Del 2014 al 2020 el tamaño de la economía venezolana se convirtió en un
tercio de lo que era, haciéndola más parecida a las pequeñas economías
de Centroamérica y el Caribe que a las grandes de Sudamérica, con
quienes históricamente se había comparado. El ingreso real cayó
también más de 60%, lo que ha originado el empobrecimiento más severo
que se haya producido en América Latina, para un período equivalente. La
inflación acumulada no puede escribirse en este artículo sin consumir
una parte clave de los caracteres disponibles y la devaluación ha sido
demoledora en dos vías: 1) por lo elevada, corrosiva y permanente y 2)

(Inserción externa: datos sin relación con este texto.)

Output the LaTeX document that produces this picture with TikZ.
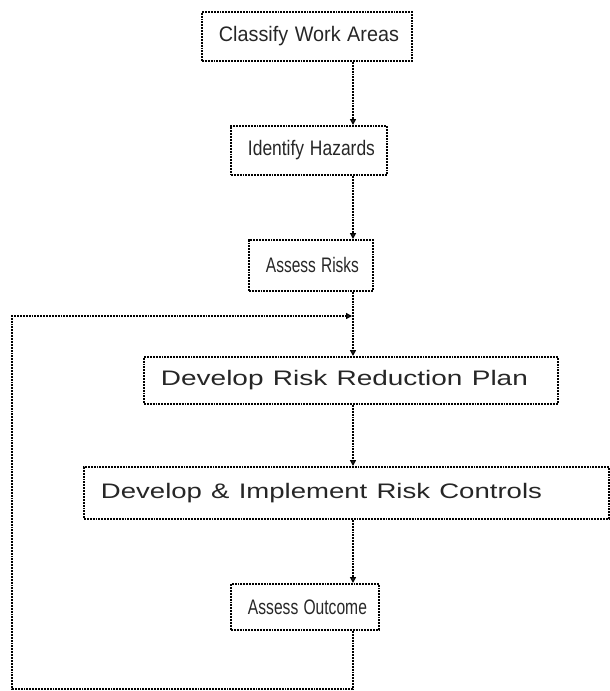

por haber sido inferior a la inflación, lo que ha generado el insólito
caso de un país en el que no sólo se ha perdido la capacidad de compra
interna de su propia moneda (que no cumple ya sus funciones de
intercambio, reserva de valor y mecanismo de cuenta), sino que provocó
también la pérdida de capacidad de compra de las divisas extranjeras,
empobreciendo internamente a todos.
Como es de suponer, la
población se vio obligada a sacrificar parte de sus gastos cotidianos de
vida para preservar, aunque sea parcialmente, su gasto en
alimentación, que resulta más inflexible a la baja que el resto de las
partidas. En efecto, el porcentaje del presupuesto familiar que se
dedica a alimentación sube de 40% al arranque del ciclo depresivo a 65%
promedio este año, siendo aún peor en el caso de la población de menos
recursos donde supera el 75% del presupuesto, dejándolos prácticamente
sin margen de maniobra para el resto de necesidades como vivienda,
salud, educación, transporte, cuidado personal y recreación.
Luego
que la escasez generara una conducta de “cacería” que llevó a una
parte de la población a hacer grandes colas para obtener productos
regulados (subsidiados) y a la otra a visitar hasta cinco
establecimientos y usar el mercado negro para completar una compra que
cubriera las necesidades del hogar, el gobierno en control territorial
se vio obligado a abrir de facto la economía, dolarizar y flexibilizar
la fijación de precios, lo cual generó una mejora relevante en términos
de abastecimiento, aunque resultó en una sinceración desbalanceada de
costos sin compensación de ingresos, lo cual profundizó la división y
dualización de la economía y la sociedad venezolana.
A
este drama histórico ahora se le añade la pandemia, que produce otros
cambios significativos en la vida de la población. Mayor empobrecimiento
por recesión y cuarentena son quizás los más evidentes. Pero en
términos de su conducta de consumo y compra , también se ven los
cambios. Los consumidores reducen la visita a establecimietos a un
máximo de dos locales cercanos al hogar, reduciendo la exposición del
consumidor al punto de venta. 56,3% de la población es receptora
exclusiva de transferencias y subsidios estatales que, aúnque mermados y
obviamente insuficientes para sostener una vida digna, se convierten en
su único salvavidas contra el hambre más extrema, generando una
relación de dependencia que fortalece el control social del gobierno y
explica, junto a los sentimientos de desesperanza y miedo, la pasividad
política de la población. Lejos de las débiles tesis esgrimidas
durante años sobre la relación “supuestamente” directa entre el
empobrecimiento y la rebelión social, que promovieron el aislamiento y
las sanciones para poner la guinda a la torta, Venezuela recorre el
mismo camino H que la mayoría de los países económicamente destruidos
por el gobierno y sancionados internacionalmente: Huida (emigración) o
Habituación (adaptarse a los que hay).
Un drama que hace mucho más difícil concretar los deseos de cambio político en el país.